One sophisticated laboratory machine she uses is called a piston cylinder which is capable of compressing and literally melting samples under up to 4 gigapascals of pressure (about four orders of magnitudes of pressure greater than what we are now under).
"From these studies we can generate the kinds of materials that can come out of volcanoes," says Liz. "And in doing so, we learn more about what's down in the interior of the Earth, how does it melt, how it make volcanoes, and how those materials interact with the atmosphere and create the world we see around us."
Her research delving into the planet's evolution took a major step forward recently when she, in collaboration with scientist Katherine Kelley of the University of Rhode Island, helped shed light on why the Earth's mantle is more oxidized at subduction zones – areas of the ocean floor where tectonic plates merge – than at mid-ocean ridges, where plates spread apart.
Commenting on the groundbreaking study, Liz says: "The availability of oxygen in the mantle controls everything from viscosity and the types of minerals found there to the kind of gasses that are being put into the atmosphere by volcanoes. This study helps us understand how the mantle and the Earth's surface interact and evolve over time."
In addition to her other research in geology, Liz, as director of the Smithsonian's Global Volcanism Program, also documents the eruptive histories for all known active volcanoes on the planet. The number of documented active volcanoes is around 1300, and about 20 are erupting at any given time, she says. "But if you count seafloor volcanoes," she adds, "the number of active volcanoes may be more than a million."
The public can keep track of active volcanoes (including the recent volcano Eyjafjallajökull in Iceland, which Liz studied) on her program's website http://www.volcano.si.edu/ .
And after the recent 9.0 magnitude earthquake and resulting tsunami disaster occurred in Japan in March 2011, Liz provided a clear and insightful scientific explanation to the public of how these events occurred.

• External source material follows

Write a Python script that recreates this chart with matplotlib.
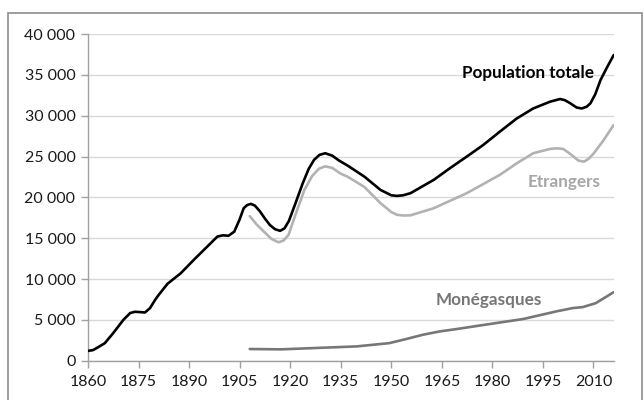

Liz's geological research has been supported by the National Science Foundation, a Fulbright Scholarship, the American Association of University Women, the Department of Energy, and the Smithsonian Institution. She is the author of numerous professional articles which have appeared in such journals as Science, Earth and Planetary Science Letters, Geochimica et Cosmochimica Acta, and Geochemistry Geophysics Geosystems.
"The best part about my job is figuring how things work," says Liz, who advises young students to "study what interests you," and encourages girls not to forget that "you CAN be both a scientist and a mom" if they choose.